Do this
For the material that follows, return exactly the lines from the one with "Generate a Python" through the one with "ax.set_xticklabels(years)", both ends included.

Input material
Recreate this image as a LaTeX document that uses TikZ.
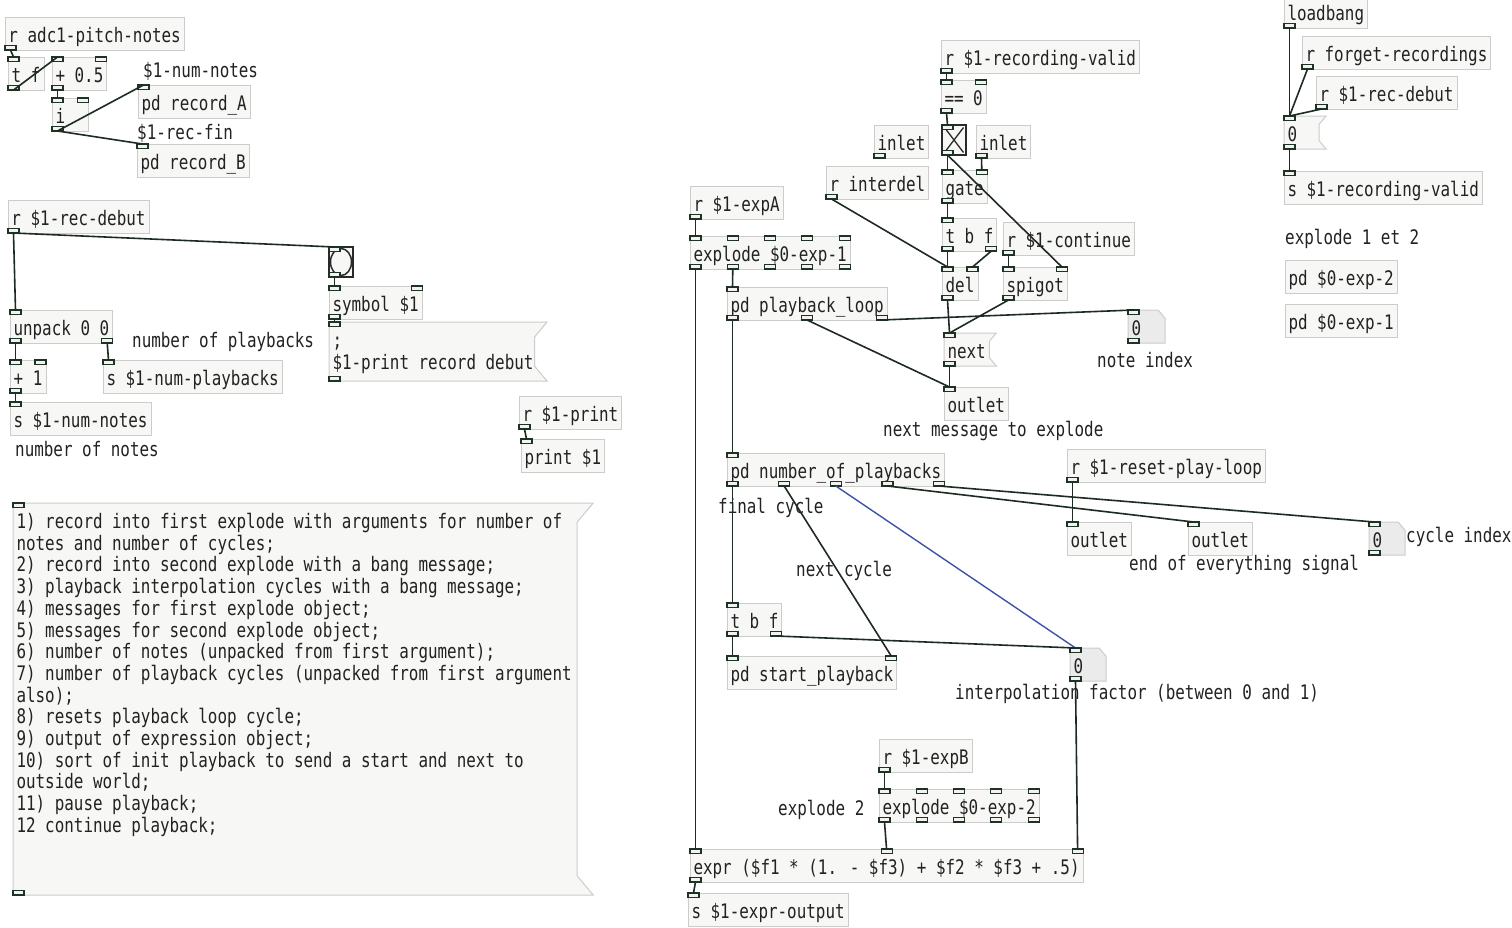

...

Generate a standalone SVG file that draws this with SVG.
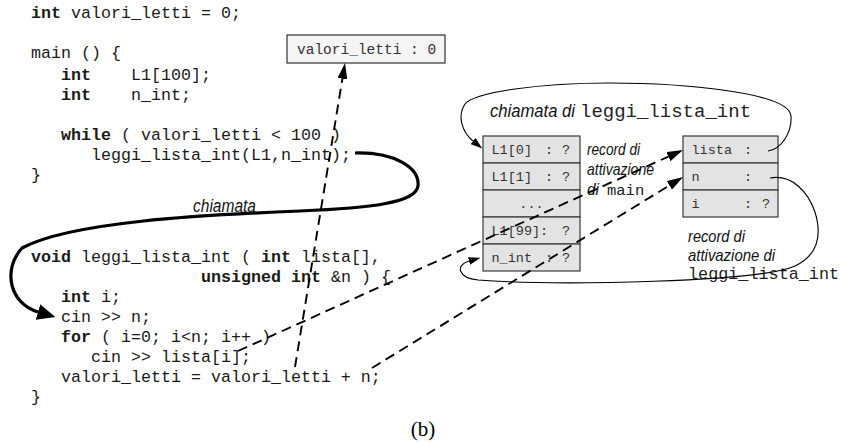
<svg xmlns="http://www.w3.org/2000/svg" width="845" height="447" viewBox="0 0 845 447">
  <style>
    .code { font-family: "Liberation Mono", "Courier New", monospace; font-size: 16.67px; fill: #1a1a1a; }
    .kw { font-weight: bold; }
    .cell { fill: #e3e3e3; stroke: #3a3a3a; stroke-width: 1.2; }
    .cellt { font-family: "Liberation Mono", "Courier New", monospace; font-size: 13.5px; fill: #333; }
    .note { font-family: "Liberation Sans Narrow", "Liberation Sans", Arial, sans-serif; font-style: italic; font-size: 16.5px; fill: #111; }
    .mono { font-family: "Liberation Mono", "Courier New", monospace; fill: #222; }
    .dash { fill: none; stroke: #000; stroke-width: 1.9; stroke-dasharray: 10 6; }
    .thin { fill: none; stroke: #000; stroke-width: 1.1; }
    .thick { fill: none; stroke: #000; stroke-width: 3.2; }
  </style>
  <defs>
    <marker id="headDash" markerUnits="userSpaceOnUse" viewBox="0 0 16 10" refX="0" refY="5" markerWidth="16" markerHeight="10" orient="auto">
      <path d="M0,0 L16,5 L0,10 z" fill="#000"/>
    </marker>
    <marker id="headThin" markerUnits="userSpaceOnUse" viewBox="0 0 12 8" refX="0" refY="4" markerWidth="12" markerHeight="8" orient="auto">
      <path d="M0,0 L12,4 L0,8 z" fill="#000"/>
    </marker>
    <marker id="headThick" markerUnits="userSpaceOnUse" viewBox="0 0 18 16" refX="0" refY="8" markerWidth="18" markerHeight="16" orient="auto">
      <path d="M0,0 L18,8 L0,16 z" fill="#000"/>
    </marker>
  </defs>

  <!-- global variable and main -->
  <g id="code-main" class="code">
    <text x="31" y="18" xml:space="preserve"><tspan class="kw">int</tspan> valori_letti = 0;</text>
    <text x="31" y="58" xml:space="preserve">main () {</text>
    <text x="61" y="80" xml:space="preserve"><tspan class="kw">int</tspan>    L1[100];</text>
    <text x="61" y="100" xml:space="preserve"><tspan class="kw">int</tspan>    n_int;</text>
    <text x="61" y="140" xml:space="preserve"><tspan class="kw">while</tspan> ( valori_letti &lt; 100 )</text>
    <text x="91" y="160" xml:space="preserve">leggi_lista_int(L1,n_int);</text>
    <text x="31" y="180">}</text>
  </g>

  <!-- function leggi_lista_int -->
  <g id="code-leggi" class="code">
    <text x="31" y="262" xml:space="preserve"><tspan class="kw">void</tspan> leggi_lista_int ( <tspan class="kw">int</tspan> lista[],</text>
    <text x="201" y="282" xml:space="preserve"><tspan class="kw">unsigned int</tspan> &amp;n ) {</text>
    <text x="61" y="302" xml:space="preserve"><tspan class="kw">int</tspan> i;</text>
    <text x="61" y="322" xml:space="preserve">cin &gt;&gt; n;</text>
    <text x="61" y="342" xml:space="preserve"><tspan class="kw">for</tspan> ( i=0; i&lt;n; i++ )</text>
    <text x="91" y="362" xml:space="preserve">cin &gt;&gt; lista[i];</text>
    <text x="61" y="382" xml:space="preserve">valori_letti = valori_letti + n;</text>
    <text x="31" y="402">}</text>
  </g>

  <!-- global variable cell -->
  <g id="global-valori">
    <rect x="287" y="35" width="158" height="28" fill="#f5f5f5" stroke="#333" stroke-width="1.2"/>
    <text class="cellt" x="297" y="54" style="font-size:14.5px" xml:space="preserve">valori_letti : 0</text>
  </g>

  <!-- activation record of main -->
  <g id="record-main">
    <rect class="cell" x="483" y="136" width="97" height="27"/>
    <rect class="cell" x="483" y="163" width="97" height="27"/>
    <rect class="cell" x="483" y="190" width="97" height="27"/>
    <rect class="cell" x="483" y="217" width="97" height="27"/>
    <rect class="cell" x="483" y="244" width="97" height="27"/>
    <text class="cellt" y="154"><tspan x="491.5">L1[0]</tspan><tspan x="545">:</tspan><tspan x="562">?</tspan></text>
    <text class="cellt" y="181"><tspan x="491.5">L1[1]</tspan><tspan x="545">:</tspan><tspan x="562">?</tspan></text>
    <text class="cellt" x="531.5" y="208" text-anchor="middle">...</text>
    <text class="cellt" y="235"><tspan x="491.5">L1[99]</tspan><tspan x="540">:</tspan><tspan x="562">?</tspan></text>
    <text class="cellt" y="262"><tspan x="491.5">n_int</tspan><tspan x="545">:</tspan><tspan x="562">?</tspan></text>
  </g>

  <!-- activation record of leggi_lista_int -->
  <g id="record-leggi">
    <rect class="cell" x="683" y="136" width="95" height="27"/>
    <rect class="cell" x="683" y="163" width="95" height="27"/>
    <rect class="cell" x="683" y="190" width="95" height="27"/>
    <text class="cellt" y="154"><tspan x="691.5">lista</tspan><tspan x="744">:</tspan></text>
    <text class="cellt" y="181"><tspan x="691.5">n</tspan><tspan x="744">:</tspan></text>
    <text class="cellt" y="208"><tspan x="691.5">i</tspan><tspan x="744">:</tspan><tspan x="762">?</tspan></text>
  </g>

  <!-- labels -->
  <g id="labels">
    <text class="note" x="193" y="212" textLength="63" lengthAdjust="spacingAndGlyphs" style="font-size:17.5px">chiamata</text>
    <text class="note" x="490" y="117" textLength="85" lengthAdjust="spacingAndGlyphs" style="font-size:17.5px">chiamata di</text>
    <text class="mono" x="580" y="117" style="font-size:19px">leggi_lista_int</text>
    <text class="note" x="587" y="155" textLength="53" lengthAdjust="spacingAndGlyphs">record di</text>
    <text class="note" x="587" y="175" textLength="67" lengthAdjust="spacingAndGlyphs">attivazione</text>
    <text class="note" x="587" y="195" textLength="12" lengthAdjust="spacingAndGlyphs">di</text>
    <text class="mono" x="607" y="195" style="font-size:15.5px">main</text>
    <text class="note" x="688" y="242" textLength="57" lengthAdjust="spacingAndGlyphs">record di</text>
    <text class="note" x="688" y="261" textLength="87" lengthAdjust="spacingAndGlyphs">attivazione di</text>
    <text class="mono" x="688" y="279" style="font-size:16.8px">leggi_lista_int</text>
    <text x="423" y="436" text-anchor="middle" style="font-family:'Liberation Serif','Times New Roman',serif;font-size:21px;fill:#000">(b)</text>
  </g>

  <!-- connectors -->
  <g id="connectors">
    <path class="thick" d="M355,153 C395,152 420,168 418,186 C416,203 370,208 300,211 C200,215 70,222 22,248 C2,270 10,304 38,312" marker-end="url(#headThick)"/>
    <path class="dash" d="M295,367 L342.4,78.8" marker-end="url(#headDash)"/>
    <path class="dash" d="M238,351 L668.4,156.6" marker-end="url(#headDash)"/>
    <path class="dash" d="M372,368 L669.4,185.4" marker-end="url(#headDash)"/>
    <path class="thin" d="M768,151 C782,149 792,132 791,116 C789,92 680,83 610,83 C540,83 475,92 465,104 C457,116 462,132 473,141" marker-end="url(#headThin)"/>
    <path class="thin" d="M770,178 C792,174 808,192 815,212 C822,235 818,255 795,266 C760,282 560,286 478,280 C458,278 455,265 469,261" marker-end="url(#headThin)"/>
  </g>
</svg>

--

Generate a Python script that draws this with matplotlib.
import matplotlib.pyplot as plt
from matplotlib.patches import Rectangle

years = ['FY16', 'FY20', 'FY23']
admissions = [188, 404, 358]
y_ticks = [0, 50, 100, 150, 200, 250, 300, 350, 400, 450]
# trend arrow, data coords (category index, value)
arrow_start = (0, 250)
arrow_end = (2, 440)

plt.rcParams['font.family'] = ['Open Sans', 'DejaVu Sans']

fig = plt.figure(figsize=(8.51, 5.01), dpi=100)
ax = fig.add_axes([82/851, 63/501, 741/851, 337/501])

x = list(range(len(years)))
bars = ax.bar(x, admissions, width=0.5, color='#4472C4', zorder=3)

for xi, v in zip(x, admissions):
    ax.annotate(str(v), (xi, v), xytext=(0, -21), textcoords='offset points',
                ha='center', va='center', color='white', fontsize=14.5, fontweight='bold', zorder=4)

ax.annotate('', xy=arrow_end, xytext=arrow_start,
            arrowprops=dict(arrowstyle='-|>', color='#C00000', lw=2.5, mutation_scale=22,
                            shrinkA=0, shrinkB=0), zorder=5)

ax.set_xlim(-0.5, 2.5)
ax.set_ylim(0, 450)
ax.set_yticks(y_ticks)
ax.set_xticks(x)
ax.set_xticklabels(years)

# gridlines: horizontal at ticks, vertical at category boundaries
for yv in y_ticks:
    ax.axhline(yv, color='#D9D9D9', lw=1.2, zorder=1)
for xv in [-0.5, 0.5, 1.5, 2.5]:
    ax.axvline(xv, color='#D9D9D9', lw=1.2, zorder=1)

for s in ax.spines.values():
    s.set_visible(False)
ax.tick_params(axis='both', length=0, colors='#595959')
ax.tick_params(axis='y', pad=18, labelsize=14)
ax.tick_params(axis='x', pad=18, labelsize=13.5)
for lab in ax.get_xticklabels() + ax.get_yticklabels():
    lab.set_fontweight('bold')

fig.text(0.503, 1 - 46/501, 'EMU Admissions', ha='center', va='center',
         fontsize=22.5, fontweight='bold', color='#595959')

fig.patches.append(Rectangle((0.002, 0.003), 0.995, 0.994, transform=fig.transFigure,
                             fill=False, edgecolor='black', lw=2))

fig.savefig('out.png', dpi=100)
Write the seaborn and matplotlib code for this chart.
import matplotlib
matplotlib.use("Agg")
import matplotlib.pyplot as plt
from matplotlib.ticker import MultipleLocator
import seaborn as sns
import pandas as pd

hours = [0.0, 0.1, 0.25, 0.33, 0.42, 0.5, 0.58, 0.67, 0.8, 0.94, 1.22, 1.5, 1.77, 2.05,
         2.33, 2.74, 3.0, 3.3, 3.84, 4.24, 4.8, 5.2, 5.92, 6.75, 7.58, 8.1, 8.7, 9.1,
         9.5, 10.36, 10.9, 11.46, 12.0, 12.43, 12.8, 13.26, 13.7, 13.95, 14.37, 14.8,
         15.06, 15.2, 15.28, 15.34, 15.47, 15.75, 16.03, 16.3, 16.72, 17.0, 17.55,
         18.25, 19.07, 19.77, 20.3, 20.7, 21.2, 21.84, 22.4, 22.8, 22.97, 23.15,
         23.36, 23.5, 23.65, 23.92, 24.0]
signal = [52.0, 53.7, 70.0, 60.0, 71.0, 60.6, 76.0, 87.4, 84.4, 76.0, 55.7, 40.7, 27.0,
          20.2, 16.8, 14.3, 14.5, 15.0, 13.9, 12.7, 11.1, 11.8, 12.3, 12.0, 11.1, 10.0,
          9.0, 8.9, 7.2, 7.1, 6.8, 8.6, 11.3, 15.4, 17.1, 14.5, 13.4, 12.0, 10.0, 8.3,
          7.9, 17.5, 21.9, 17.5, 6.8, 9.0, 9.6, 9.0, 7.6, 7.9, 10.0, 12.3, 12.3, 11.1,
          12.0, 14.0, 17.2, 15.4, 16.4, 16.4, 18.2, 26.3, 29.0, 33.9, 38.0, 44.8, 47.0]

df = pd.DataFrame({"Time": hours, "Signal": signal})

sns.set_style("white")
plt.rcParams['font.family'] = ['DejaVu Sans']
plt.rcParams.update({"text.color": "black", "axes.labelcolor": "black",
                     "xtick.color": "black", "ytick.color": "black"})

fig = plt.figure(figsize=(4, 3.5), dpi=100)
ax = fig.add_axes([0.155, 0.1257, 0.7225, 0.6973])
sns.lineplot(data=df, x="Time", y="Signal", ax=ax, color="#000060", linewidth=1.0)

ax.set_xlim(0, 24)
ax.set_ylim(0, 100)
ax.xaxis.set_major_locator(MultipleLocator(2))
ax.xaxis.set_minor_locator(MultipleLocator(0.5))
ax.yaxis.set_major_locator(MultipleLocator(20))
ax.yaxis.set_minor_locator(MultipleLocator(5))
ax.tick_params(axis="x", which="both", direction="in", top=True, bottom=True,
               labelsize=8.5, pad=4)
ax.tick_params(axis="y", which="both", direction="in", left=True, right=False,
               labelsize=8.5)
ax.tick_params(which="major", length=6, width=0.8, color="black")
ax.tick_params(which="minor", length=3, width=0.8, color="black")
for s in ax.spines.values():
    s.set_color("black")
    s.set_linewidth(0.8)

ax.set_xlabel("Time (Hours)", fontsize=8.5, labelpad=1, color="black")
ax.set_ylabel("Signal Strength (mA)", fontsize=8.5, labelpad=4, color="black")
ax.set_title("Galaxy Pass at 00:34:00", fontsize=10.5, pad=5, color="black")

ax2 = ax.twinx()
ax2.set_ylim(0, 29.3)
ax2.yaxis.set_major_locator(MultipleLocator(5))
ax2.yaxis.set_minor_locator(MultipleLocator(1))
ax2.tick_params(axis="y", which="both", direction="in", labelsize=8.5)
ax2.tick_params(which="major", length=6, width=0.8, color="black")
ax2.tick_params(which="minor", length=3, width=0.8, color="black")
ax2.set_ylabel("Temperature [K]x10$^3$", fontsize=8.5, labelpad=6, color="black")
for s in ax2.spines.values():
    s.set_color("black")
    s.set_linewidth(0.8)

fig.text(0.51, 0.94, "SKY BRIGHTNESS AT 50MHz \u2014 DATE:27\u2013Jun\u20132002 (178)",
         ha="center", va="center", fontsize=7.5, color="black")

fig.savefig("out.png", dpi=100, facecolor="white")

Response to this exercise
Generate a Python script that draws this with matplotlib.
import matplotlib.pyplot as plt
from matplotlib.patches import Rectangle

years = ['FY16', 'FY20', 'FY23']
admissions = [188, 404, 358]
y_ticks = [0, 50, 100, 150, 200, 250, 300, 350, 400, 450]
# trend arrow, data coords (category index, value)
arrow_start = (0, 250)
arrow_end = (2, 440)

plt.rcParams['font.family'] = ['Open Sans', 'DejaVu Sans']

fig = plt.figure(figsize=(8.51, 5.01), dpi=100)
ax = fig.add_axes([82/851, 63/501, 741/851, 337/501])

x = list(range(len(years)))
bars = ax.bar(x, admissions, width=0.5, color='#4472C4', zorder=3)

for xi, v in zip(x, admissions):
    ax.annotate(str(v), (xi, v), xytext=(0, -21), textcoords='offset points',
                ha='center', va='center', color='white', fontsize=14.5, fontweight='bold', zorder=4)

ax.annotate('', xy=arrow_end, xytext=arrow_start,
            arrowprops=dict(arrowstyle='-|>', color='#C00000', lw=2.5, mutation_scale=22,
                            shrinkA=0, shrinkB=0), zorder=5)

ax.set_xlim(-0.5, 2.5)
ax.set_ylim(0, 450)
ax.set_yticks(y_ticks)
ax.set_xticks(x)
ax.set_xticklabels(years)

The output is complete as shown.